| Recorded information |
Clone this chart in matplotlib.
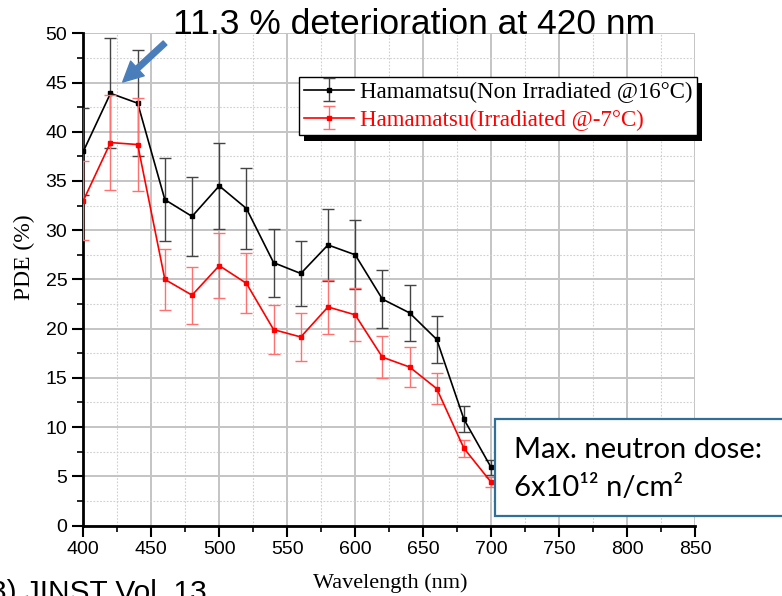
import matplotlib
matplotlib.use("Agg")
import matplotlib.pyplot as plt
from matplotlib.patches import Rectangle
from matplotlib.ticker import MultipleLocator

wavelength = [400, 420, 440, 460, 480, 500, 520, 540, 560, 580, 600, 620, 640, 660, 680, 700]
pde_non_irr = [38.0, 43.9, 42.9, 33.1, 31.4, 34.5, 32.2, 26.7, 25.6, 28.5, 27.5, 23.0, 21.6, 18.9, 10.8, 5.9]
err_non_irr = [4.4, 5.6, 5.4, 4.2, 4.05, 4.4, 4.15, 3.45, 3.3, 3.65, 3.5, 2.95, 2.85, 2.4, 1.35, 0.8]
pde_irr = [33.0, 38.9, 38.7, 25.0, 23.4, 26.4, 24.6, 19.9, 19.15, 22.2, 21.4, 17.1, 16.1, 13.9, 7.85, 4.4]
err_irr = [4.0, 4.8, 4.7, 3.1, 2.9, 3.3, 3.05, 2.45, 2.4, 2.7, 2.7, 2.15, 2.05, 1.6, 0.85, 0.5]

label_non_irr = "Hamamatsu(Non Irradiated @16°C)"
label_irr = "Hamamatsu(Irradiated @-7°C)"

W, H = 782, 596
fig = plt.figure(figsize=(W / 100, H / 100), dpi=100)
ax = fig.add_axes([83.3 / W, 1 - 525.5 / H, (695 - 83.3) / W, (525.5 - 33.3) / H])

ax.errorbar(wavelength, pde_non_irr, yerr=err_non_irr, color="black", lw=1.2,
            marker="s", ms=3, ecolor="#444444", elinewidth=1.0, capsize=4, capthick=1.0,
            label=label_non_irr, zorder=4)
ax.errorbar(wavelength, pde_irr, yerr=err_irr, color="#ff0000", lw=1.2,
            marker="s", ms=3, ecolor="#ff7070", elinewidth=1.0, capsize=4, capthick=1.0,
            label=label_irr, zorder=5)

ax.set_xlim(400, 850)
ax.set_ylim(0, 50)
ax.xaxis.set_major_locator(MultipleLocator(50))
ax.xaxis.set_minor_locator(MultipleLocator(25))
ax.yaxis.set_major_locator(MultipleLocator(5))
ax.yaxis.set_minor_locator(MultipleLocator(2.5))
ax.grid(which="major", color="#c4c4c4", lw=1.4, ls="-", zorder=0)
ax.grid(which="minor", color="#cfcfcf", lw=0.8, ls=(0, (1.5, 1.5)), zorder=0)
ax.set_axisbelow(True)

for s in ["top", "right"]:
    ax.spines[s].set_visible(False)
for s in ["left", "bottom"]:
    ax.spines[s].set_linewidth(2.0)
ax.tick_params(which="major", direction="out", length=8, width=1.5, labelsize=14)
ax.tick_params(which="minor", direction="out", length=4, width=1.2)
for lab in ax.get_xticklabels() + ax.get_yticklabels():
    lab.set_fontfamily("Liberation Sans")

ax.set_xlabel("Wavelength (nm)", family="Liberation Serif", fontsize=16)
ax.xaxis.set_label_coords((390 - 83.3) / 611.7, -(583 - 525.5) / 492.2)
ax.xaxis.label.set_va("center")
ax.set_ylabel("PDE (%)", family="Liberation Serif", fontsize=17)
ax.yaxis.set_label_coords((24 - 83.3) / 611.7, (525.5 - 257) / 492.2)
ax.yaxis.label.set_va("center")

leg = ax.legend(loc="upper right", bbox_to_anchor=(697 / W, 1 - 77 / H),
                bbox_transform=fig.transFigure, prop={"family": "Liberation Serif", "size": 16.5},
                frameon=True, fancybox=False, edgecolor="black", framealpha=1,
                handlelength=2.2, borderpad=0.2, labelspacing=0.3, handletextpad=0.25,
                borderaxespad=0)
leg.get_frame().set_linewidth(1.0)
leg.set_zorder(10)
for txt, c in zip(leg.get_texts(), ["black", "#ff0000"]):
    txt.set_color(c)

fig.canvas.draw()
bb = leg.get_window_extent()
ax.add_patch(Rectangle((bb.x0 + 5, bb.y0 - 6), bb.width, bb.height,
                       transform=None, facecolor="black", edgecolor="none",
                       zorder=9, clip_on=False))

fig.text(414 / W, 1 - 25 / H, "11.3 % deterioration at 420 nm", family="Liberation Sans",
         fontsize=25.5, ha="center", va="center")

ax.annotate("", xy=(420, pde_non_irr[1]), xycoords="data",
            xytext=(165, H - 43), textcoords="figure pixels",
            arrowprops=dict(arrowstyle="simple,head_length=0.8,head_width=0.8,tail_width=0.22",
                            color="#4a7ebb", shrinkA=0, shrinkB=12, mutation_scale=18),
            annotation_clip=False, zorder=12)

fig.patches.append(Rectangle((495, H - 516), 320, 97, transform=None, facecolor="white",
                             edgecolor="#2f6f98", lw=1.6, zorder=20))
fig.text(514 / W, 1 - 450 / H, "Max. neutron dose:", family="Lato", fontsize=21,
         ha="left", va="center", zorder=21)
fig.text(514 / W, 1 - 488 / H, "6x10¹² n/cm²", family="Lato", fontsize=21,
         ha="left", va="center", zorder=21)

fig.text(-10 / W, 1 - 601 / H, "3) JINST Vol. 13", family="Liberation Sans",
         fontsize=21.5, ha="left", va="baseline")

fig.savefig("out.png", dpi=100)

| Job |
Without the pictures, repeat the listing above exactly.

| The answer |
Clone this chart in matplotlib.
import matplotlib
matplotlib.use("Agg")
import matplotlib.pyplot as plt
from matplotlib.patches import Rectangle
from matplotlib.ticker import MultipleLocator

wavelength = [400, 420, 440, 460, 480, 500, 520, 540, 560, 580, 600, 620, 640, 660, 680, 700]
pde_non_irr = [38.0, 43.9, 42.9, 33.1, 31.4, 34.5, 32.2, 26.7, 25.6, 28.5, 27.5, 23.0, 21.6, 18.9, 10.8, 5.9]
err_non_irr = [4.4, 5.6, 5.4, 4.2, 4.05, 4.4, 4.15, 3.45, 3.3, 3.65, 3.5, 2.95, 2.85, 2.4, 1.35, 0.8]
pde_irr = [33.0, 38.9, 38.7, 25.0, 23.4, 26.4, 24.6, 19.9, 19.15, 22.2, 21.4, 17.1, 16.1, 13.9, 7.85, 4.4]
err_irr = [4.0, 4.8, 4.7, 3.1, 2.9, 3.3, 3.05, 2.45, 2.4, 2.7, 2.7, 2.15, 2.05, 1.6, 0.85, 0.5]

label_non_irr = "Hamamatsu(Non Irradiated @16°C)"
label_irr = "Hamamatsu(Irradiated @-7°C)"

W, H = 782, 596
fig = plt.figure(figsize=(W / 100, H / 100), dpi=100)
ax = fig.add_axes([83.3 / W, 1 - 525.5 / H, (695 - 83.3) / W, (525.5 - 33.3) / H])

ax.errorbar(wavelength, pde_non_irr, yerr=err_non_irr, color="black", lw=1.2,
            marker="s", ms=3, ecolor="#444444", elinewidth=1.0, capsize=4, capthick=1.0,
            label=label_non_irr, zorder=4)
ax.errorbar(wavelength, pde_irr, yerr=err_irr, color="#ff0000", lw=1.2,
            marker="s", ms=3, ecolor="#ff7070", elinewidth=1.0, capsize=4, capthick=1.0,
            label=label_irr, zorder=5)

ax.set_xlim(400, 850)
ax.set_ylim(0, 50)
ax.xaxis.set_major_locator(MultipleLocator(50))
ax.xaxis.set_minor_locator(MultipleLocator(25))
ax.yaxis.set_major_locator(MultipleLocator(5))
ax.yaxis.set_minor_locator(MultipleLocator(2.5))
ax.grid(which="major", color="#c4c4c4", lw=1.4, ls="-", zorder=0)
ax.grid(which="minor", color="#cfcfcf", lw=0.8, ls=(0, (1.5, 1.5)), zorder=0)
ax.set_axisbelow(True)

for s in ["top", "right"]:
    ax.spines[s].set_visible(False)
for s in ["left", "bottom"]:
    ax.spines[s].set_linewidth(2.0)
ax.tick_params(which="major", direction="out", length=8, width=1.5, labelsize=14)
ax.tick_params(which="minor", direction="out", length=4, width=1.2)
for lab in ax.get_xticklabels() + ax.get_yticklabels():
    lab.set_fontfamily("Liberation Sans")

ax.set_xlabel("Wavelength (nm)", family="Liberation Serif", fontsize=16)
ax.xaxis.set_label_coords((390 - 83.3) / 611.7, -(583 - 525.5) / 492.2)
ax.xaxis.label.set_va("center")
ax.set_ylabel("PDE (%)", family="Liberation Serif", fontsize=17)
ax.yaxis.set_label_coords((24 - 83.3) / 611.7, (525.5 - 257) / 492.2)
ax.yaxis.label.set_va("center")

leg = ax.legend(loc="upper right", bbox_to_anchor=(697 / W, 1 - 77 / H),
                bbox_transform=fig.transFigure, prop={"family": "Liberation Serif", "size": 16.5},
                frameon=True, fancybox=False, edgecolor="black", framealpha=1,
                handlelength=2.2, borderpad=0.2, labelspacing=0.3, handletextpad=0.25,
                borderaxespad=0)
leg.get_frame().set_linewidth(1.0)
leg.set_zorder(10)
for txt, c in zip(leg.get_texts(), ["black", "#ff0000"]):
    txt.set_color(c)

fig.canvas.draw()
bb = leg.get_window_extent()
ax.add_patch(Rectangle((bb.x0 + 5, bb.y0 - 6), bb.width, bb.height,
                       transform=None, facecolor="black", edgecolor="none",
                       zorder=9, clip_on=False))

fig.text(414 / W, 1 - 25 / H, "11.3 % deterioration at 420 nm", family="Liberation Sans",
         fontsize=25.5, ha="center", va="center")

ax.annotate("", xy=(420, pde_non_irr[1]), xycoords="data",
            xytext=(165, H - 43), textcoords="figure pixels",
            arrowprops=dict(arrowstyle="simple,head_length=0.8,head_width=0.8,tail_width=0.22",
                            color="#4a7ebb", shrinkA=0, shrinkB=12, mutation_scale=18),
            annotation_clip=False, zorder=12)

fig.patches.append(Rectangle((495, H - 516), 320, 97, transform=None, facecolor="white",
                             edgecolor="#2f6f98", lw=1.6, zorder=20))
fig.text(514 / W, 1 - 450 / H, "Max. neutron dose:", family="Lato", fontsize=21,
         ha="left", va="center", zorder=21)
fig.text(514 / W, 1 - 488 / H, "6x10¹² n/cm²", family="Lato", fontsize=21,
         ha="left", va="center", zorder=21)

fig.text(-10 / W, 1 - 601 / H, "3) JINST Vol. 13", family="Liberation Sans",
         fontsize=21.5, ha="left", va="baseline")

fig.savefig("out.png", dpi=100)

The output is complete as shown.